Wach rütteln muss uns dieses Buch nicht - das hat Putins verbrecherischer Angriff auf die Ukraine erreicht. Norbert Röttgen zeigt mit seinem Buch nun, warum Deutschland und Europa mannigfachen internationalen Krisen zunehmend hilflos gegenübersteht, anstatt den Bedrohungen mutig entegegenzutreten. Doch er ist, um sein Fazit vorwegzunehmen nicht pessimistisch: "Für nichts ist es zu spät. Aber nirgendwo bleibt mehr viel Zeit. Der Paradigmenwechsel in der deutschen Politik muss eine Politik des Jetzt sein in der Abkehr von einer Politik des Abwartens."
In seiner Analyse der Herausforderungen widersteht Röttgen erfreulicherweise der Versuchung, den Text mit Politiker-Anekdoten anzureichen. So gelingt es ihm, die komplexen Herausforderungen klar, präzise und verständlich darzustellen: Das aggressive Russland Putins. China, das die auf dem Recht beruhende Weltordnung schlicht ablehnt. Amerika, das zunehmend mit sich selbst beschäfitgt ist und die europäische Sicherheit nicht mehr als Priorität betrachtet. Und schließlich halten uns Pandemie, Klimawandel und Migration in Atem.
Woran liegt es, dass Frieden und Freiheit scheinbar plötzlich so stark bedroht sind? Röttgen zählt viele Fehler auf, die Amerikaner und Europäer gemacht haben. Aber gerade mit der deutschen Außen- und Sicherheitspoltik geht er schonungslos ins Gericht: "Wir haben in den vergangenen Jahrzehnten sowohl intellektuell wie institutionell unsere Fähigkeit zu strategischem politischem Denken verloren. Die politische Gestaltung in Deutschland findet nur für den Augenblick statt."
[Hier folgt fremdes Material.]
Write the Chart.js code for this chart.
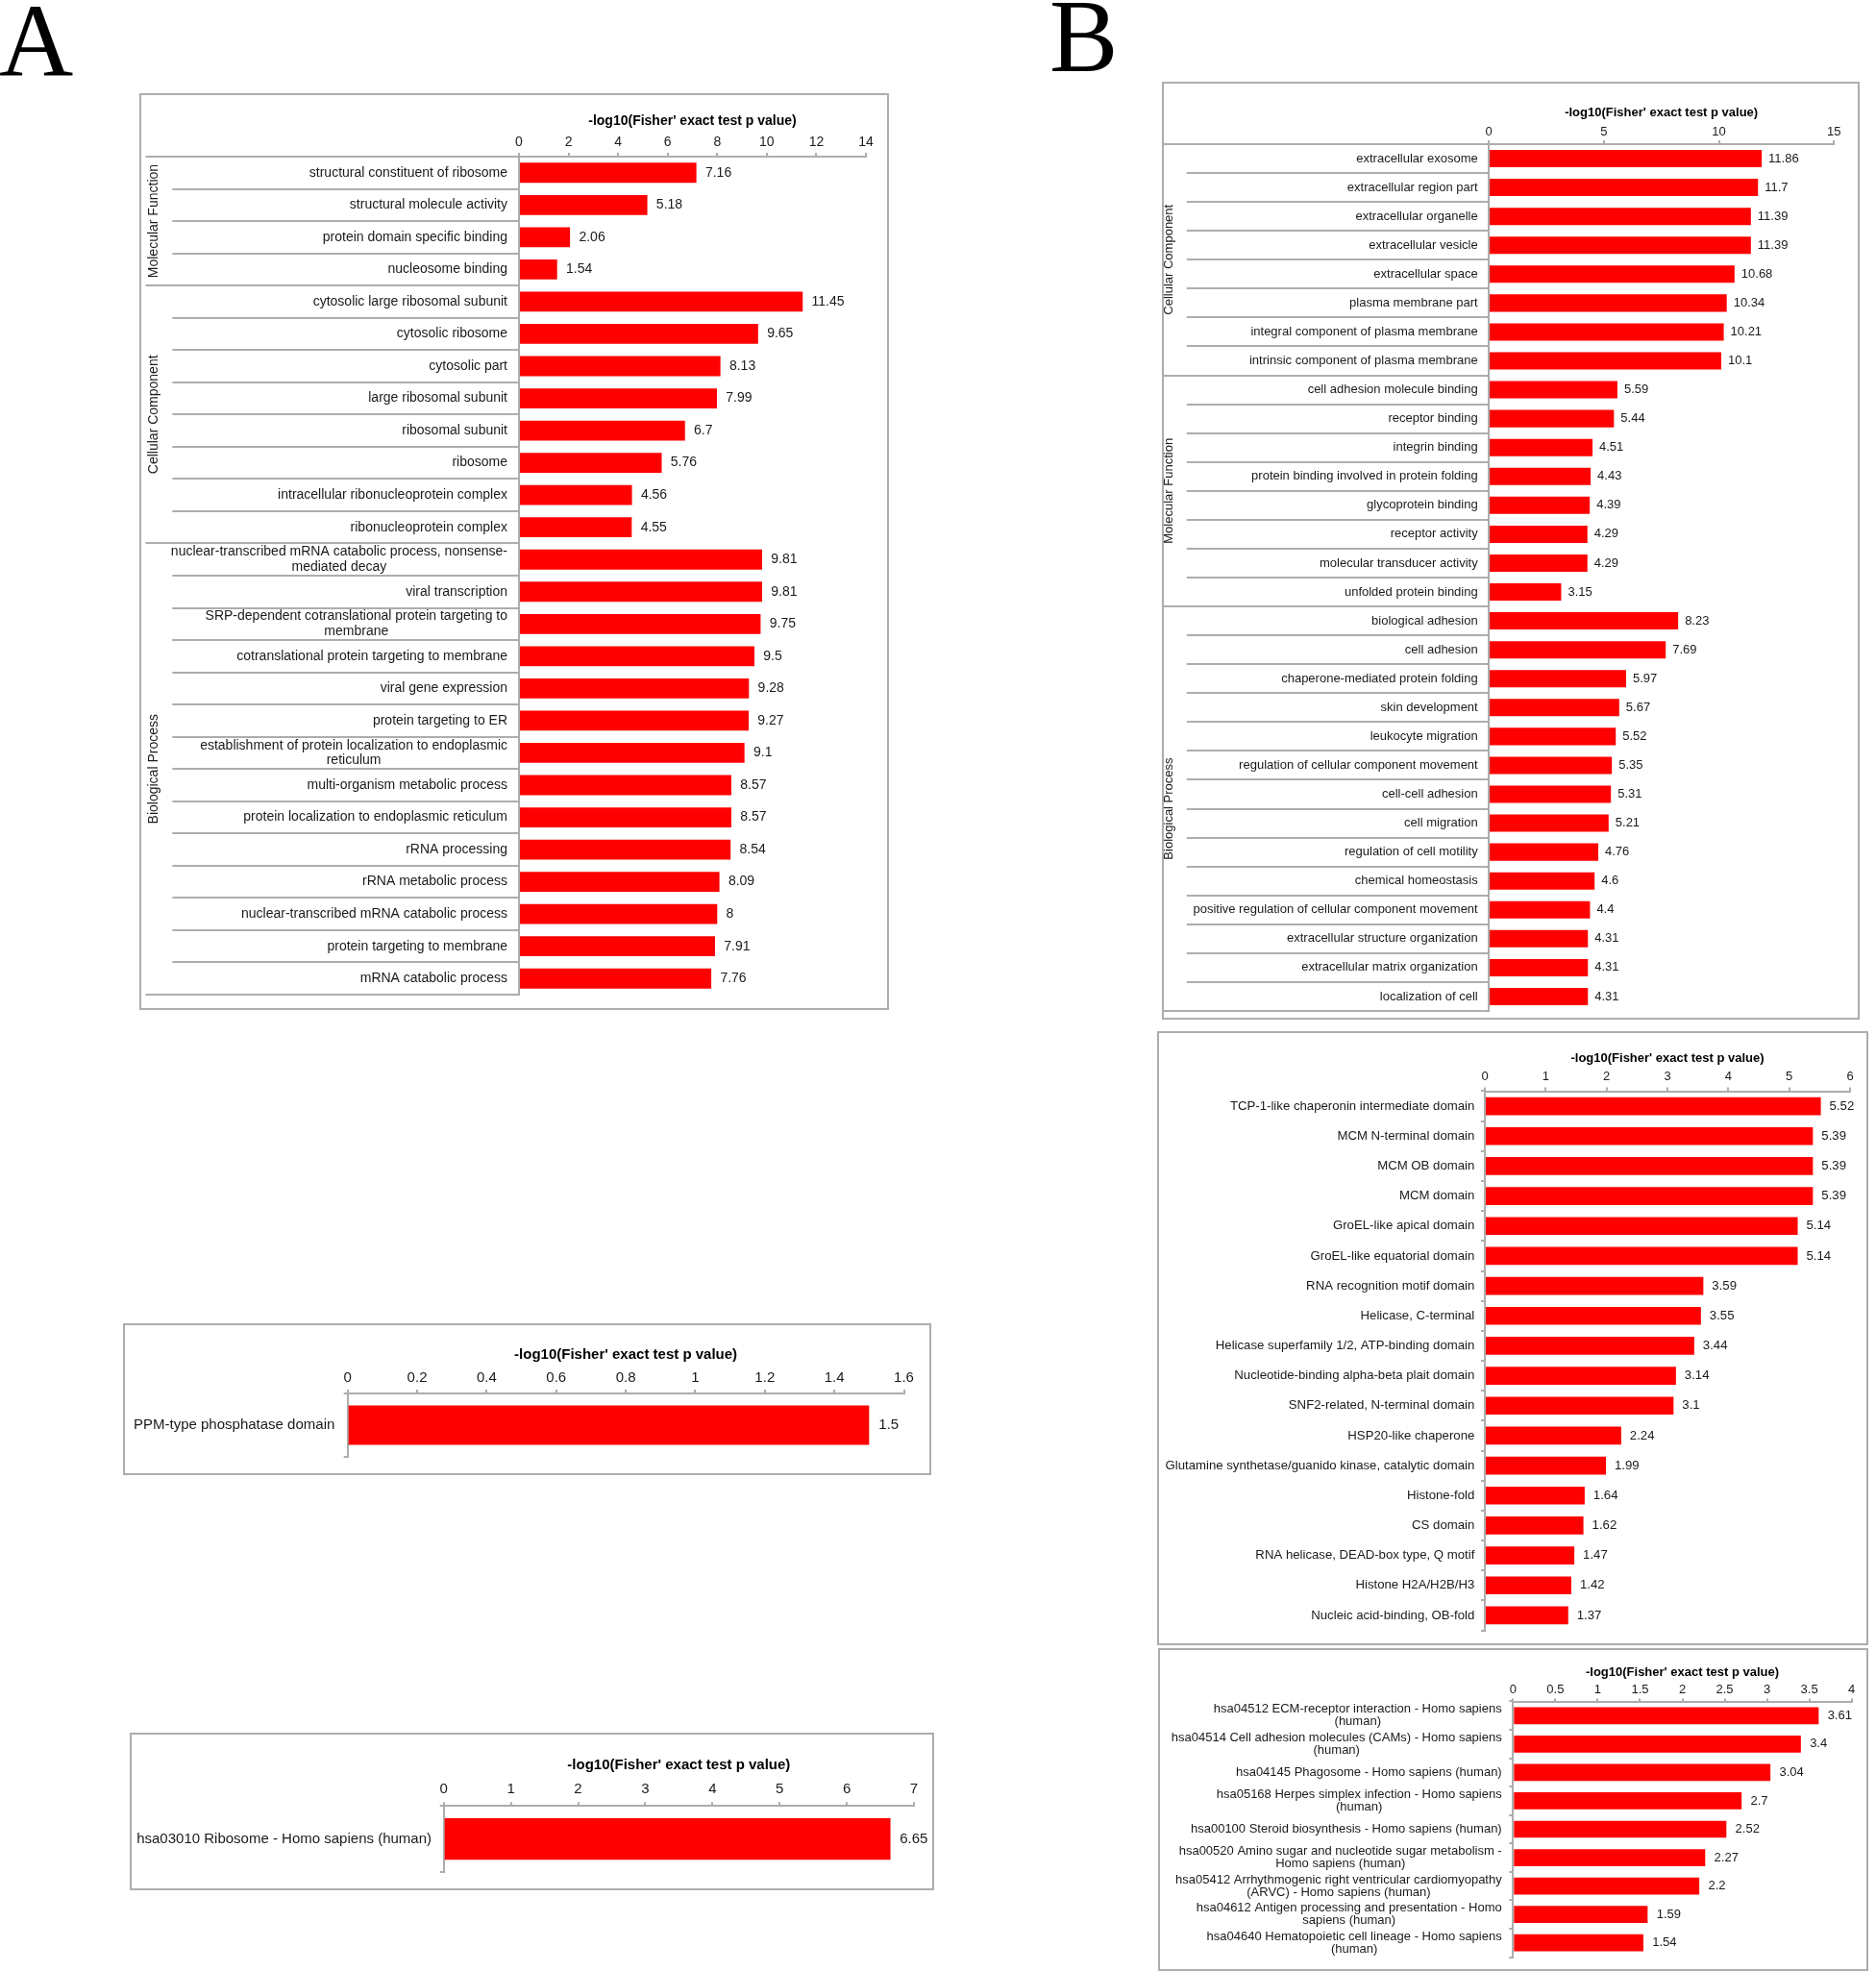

Doch Röttgen bleibt Optimist und zeigt Wege aus der Hilflosigkeit auf. Gerade die deutsche Politik müsse ehrlich und offen mit den Bürgerinnen und Bürgern darüber sprechen, dass die Wahrnehmung der Verantwortung für Frieden und Freiheit einen Preis hat. Denn Deutschland ist das entscheidende Land Europas. Deswegen kann es ein starkes Europa und einen starken Westen nur mit der Mitwirkung Deutschlands geben. Uns klar zu machen, dass Deutschland seine strategische Nebenrolle aufgeben und jetzt aktiv werden muss, ist Norbert Röttgens zentrales Anliegen.